What to do = Lines that include the word "this" are the ones to copy.

Data shown =
** start **

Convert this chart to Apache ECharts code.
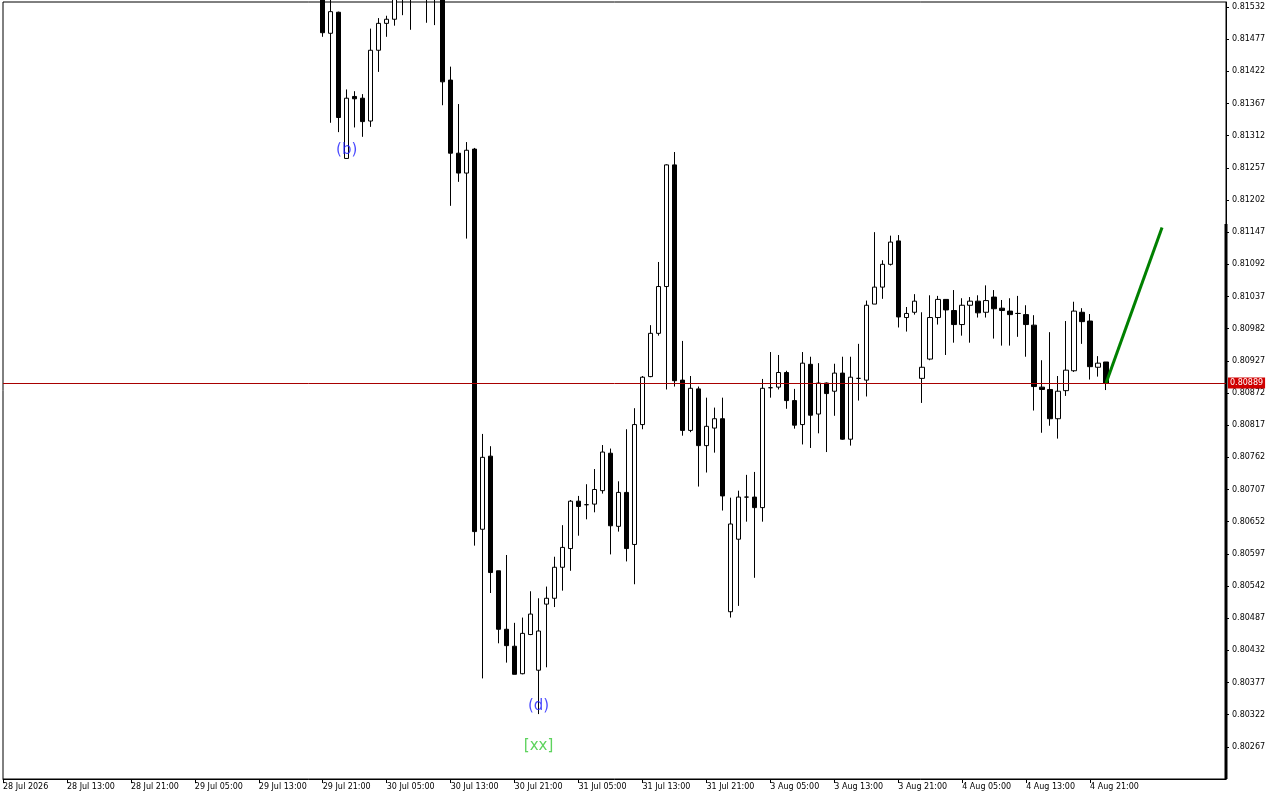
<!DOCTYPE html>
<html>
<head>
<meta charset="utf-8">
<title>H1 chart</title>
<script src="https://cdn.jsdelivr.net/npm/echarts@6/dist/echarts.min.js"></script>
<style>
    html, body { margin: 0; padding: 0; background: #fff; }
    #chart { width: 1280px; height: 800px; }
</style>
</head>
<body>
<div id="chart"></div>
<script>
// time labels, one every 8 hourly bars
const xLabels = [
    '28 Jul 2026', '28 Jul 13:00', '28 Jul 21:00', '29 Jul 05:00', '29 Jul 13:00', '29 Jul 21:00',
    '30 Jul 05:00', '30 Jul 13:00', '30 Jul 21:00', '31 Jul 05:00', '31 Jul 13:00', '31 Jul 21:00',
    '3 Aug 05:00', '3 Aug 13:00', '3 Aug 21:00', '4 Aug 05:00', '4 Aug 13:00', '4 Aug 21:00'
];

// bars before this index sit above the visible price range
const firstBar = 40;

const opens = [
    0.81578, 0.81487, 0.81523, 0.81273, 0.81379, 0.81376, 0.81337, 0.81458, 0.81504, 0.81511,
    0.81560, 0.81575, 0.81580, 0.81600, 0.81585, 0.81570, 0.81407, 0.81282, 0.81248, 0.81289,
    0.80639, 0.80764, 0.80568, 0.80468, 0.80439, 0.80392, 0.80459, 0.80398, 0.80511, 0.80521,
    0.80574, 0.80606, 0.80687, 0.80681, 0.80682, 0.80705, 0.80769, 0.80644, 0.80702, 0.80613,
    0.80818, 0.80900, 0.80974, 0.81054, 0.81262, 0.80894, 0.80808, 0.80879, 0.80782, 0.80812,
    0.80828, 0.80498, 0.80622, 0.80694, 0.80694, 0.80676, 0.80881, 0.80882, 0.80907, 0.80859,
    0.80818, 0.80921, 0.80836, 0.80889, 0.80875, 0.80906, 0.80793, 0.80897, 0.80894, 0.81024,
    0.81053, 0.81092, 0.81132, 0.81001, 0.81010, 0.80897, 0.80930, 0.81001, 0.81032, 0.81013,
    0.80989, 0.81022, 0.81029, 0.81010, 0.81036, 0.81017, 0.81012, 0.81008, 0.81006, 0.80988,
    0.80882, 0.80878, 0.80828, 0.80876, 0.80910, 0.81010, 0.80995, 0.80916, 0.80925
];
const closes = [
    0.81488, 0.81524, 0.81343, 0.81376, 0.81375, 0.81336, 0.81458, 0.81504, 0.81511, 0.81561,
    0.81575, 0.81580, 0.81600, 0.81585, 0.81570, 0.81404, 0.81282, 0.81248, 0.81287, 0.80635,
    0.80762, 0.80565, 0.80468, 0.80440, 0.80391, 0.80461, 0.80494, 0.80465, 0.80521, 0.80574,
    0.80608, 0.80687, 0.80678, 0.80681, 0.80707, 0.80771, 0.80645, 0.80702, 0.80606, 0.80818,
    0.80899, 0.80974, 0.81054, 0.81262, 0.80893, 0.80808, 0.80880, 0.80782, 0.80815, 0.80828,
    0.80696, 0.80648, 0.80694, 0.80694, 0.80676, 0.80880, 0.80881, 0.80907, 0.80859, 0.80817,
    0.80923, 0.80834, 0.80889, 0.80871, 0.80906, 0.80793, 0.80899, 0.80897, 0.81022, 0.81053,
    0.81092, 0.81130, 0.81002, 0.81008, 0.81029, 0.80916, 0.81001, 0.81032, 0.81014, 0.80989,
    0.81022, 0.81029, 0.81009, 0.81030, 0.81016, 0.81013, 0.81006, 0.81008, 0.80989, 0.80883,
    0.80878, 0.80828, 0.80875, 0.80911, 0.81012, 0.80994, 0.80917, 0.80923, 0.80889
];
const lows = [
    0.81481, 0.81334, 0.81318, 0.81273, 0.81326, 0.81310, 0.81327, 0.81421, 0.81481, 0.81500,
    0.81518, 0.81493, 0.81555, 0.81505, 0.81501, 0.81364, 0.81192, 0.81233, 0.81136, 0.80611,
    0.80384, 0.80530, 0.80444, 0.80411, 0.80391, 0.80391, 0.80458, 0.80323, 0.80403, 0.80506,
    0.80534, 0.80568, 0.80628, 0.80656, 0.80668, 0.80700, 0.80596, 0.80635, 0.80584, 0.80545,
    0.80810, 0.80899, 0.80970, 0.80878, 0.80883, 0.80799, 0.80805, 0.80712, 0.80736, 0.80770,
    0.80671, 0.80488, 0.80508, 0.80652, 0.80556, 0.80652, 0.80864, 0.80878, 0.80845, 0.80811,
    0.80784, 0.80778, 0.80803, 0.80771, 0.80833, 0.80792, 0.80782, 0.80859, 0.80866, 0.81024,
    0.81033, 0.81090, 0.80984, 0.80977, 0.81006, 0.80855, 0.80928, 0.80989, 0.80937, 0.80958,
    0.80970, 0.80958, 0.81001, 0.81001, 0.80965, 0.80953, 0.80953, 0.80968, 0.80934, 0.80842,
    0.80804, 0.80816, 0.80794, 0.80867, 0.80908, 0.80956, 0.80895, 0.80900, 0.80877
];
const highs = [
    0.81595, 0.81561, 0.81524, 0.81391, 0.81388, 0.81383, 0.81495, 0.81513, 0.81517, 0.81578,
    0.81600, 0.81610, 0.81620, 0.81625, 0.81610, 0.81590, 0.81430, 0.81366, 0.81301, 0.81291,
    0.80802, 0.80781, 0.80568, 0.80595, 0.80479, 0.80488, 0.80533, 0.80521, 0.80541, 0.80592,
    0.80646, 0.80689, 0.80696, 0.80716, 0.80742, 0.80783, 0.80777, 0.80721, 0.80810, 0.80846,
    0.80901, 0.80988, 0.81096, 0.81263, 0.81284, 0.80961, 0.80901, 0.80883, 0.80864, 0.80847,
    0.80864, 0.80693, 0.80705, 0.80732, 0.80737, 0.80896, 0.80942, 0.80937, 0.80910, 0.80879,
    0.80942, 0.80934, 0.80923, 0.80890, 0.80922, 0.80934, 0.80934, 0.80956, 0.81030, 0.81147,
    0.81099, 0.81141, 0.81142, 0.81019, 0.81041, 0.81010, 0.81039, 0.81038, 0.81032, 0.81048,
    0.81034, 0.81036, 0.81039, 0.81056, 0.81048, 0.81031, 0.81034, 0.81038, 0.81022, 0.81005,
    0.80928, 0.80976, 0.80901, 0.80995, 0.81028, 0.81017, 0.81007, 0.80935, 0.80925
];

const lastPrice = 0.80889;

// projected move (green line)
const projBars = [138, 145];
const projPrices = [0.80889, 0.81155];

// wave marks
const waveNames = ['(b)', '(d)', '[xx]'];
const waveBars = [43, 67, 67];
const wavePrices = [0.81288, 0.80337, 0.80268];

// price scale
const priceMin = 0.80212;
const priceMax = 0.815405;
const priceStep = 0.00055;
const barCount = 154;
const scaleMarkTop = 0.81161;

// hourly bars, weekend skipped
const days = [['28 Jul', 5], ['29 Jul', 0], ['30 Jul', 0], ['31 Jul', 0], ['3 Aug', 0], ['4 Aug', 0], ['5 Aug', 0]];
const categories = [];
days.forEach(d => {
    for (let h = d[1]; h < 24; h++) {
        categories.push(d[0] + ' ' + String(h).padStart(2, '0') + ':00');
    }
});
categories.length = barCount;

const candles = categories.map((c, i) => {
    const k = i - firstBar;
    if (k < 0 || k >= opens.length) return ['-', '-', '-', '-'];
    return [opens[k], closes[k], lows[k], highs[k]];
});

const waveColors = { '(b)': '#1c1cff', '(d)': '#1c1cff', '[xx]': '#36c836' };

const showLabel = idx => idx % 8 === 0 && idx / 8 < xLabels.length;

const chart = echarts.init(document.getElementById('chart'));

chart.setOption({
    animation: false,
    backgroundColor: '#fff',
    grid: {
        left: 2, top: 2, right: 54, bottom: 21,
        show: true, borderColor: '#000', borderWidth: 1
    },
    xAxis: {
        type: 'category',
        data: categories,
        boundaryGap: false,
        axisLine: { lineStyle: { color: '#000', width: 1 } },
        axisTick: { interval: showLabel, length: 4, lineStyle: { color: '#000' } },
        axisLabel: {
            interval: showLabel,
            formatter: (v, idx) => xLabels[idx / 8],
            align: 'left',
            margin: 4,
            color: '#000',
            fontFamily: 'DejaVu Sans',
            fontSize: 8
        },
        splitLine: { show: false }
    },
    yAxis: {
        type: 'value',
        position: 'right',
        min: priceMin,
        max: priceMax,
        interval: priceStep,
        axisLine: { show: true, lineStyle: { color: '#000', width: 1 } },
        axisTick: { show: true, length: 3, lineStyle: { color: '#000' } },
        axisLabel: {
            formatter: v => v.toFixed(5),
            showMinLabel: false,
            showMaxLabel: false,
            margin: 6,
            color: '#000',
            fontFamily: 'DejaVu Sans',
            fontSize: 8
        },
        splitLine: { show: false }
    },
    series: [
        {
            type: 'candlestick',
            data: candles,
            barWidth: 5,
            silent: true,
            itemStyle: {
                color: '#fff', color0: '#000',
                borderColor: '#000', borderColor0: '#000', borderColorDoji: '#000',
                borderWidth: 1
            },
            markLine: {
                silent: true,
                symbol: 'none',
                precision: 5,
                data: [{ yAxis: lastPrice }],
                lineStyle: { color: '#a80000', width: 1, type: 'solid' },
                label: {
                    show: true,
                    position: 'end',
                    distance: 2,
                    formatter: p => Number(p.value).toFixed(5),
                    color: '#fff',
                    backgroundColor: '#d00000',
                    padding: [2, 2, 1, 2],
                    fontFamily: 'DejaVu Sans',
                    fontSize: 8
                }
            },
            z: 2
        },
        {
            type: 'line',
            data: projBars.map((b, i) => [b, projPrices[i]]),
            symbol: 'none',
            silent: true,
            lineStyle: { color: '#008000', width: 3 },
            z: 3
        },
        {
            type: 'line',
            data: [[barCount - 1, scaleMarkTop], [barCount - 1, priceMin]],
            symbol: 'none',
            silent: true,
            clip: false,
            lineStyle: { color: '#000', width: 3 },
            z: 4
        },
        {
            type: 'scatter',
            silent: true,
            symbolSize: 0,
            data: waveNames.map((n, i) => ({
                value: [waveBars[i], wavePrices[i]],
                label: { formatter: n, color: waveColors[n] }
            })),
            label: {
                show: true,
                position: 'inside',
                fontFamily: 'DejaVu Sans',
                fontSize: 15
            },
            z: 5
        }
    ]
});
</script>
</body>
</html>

** end **
** start **

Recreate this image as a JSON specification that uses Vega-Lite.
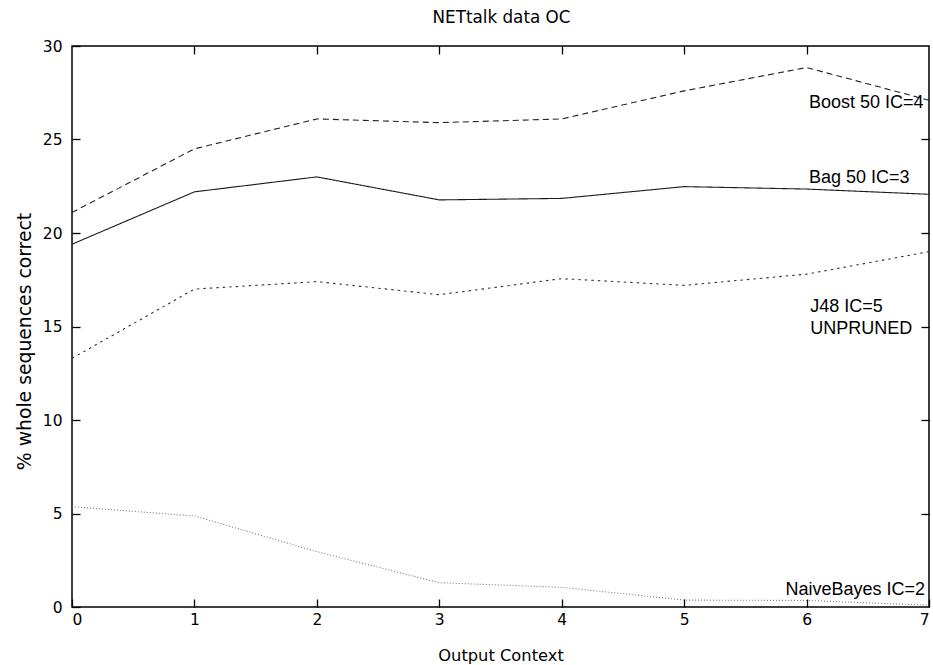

** end **
** start **

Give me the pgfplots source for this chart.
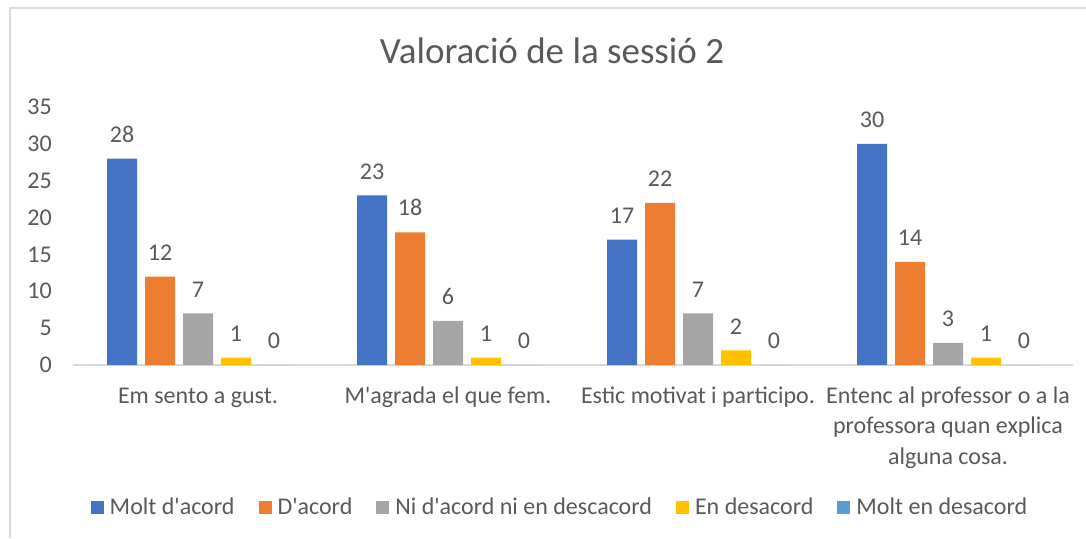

** end **

Task output =
Convert this chart to Apache ECharts code.
// bars before this index sit above the visible price range
Recreate this image as a JSON specification that uses Vega-Lite.
Give me the pgfplots source for this chart.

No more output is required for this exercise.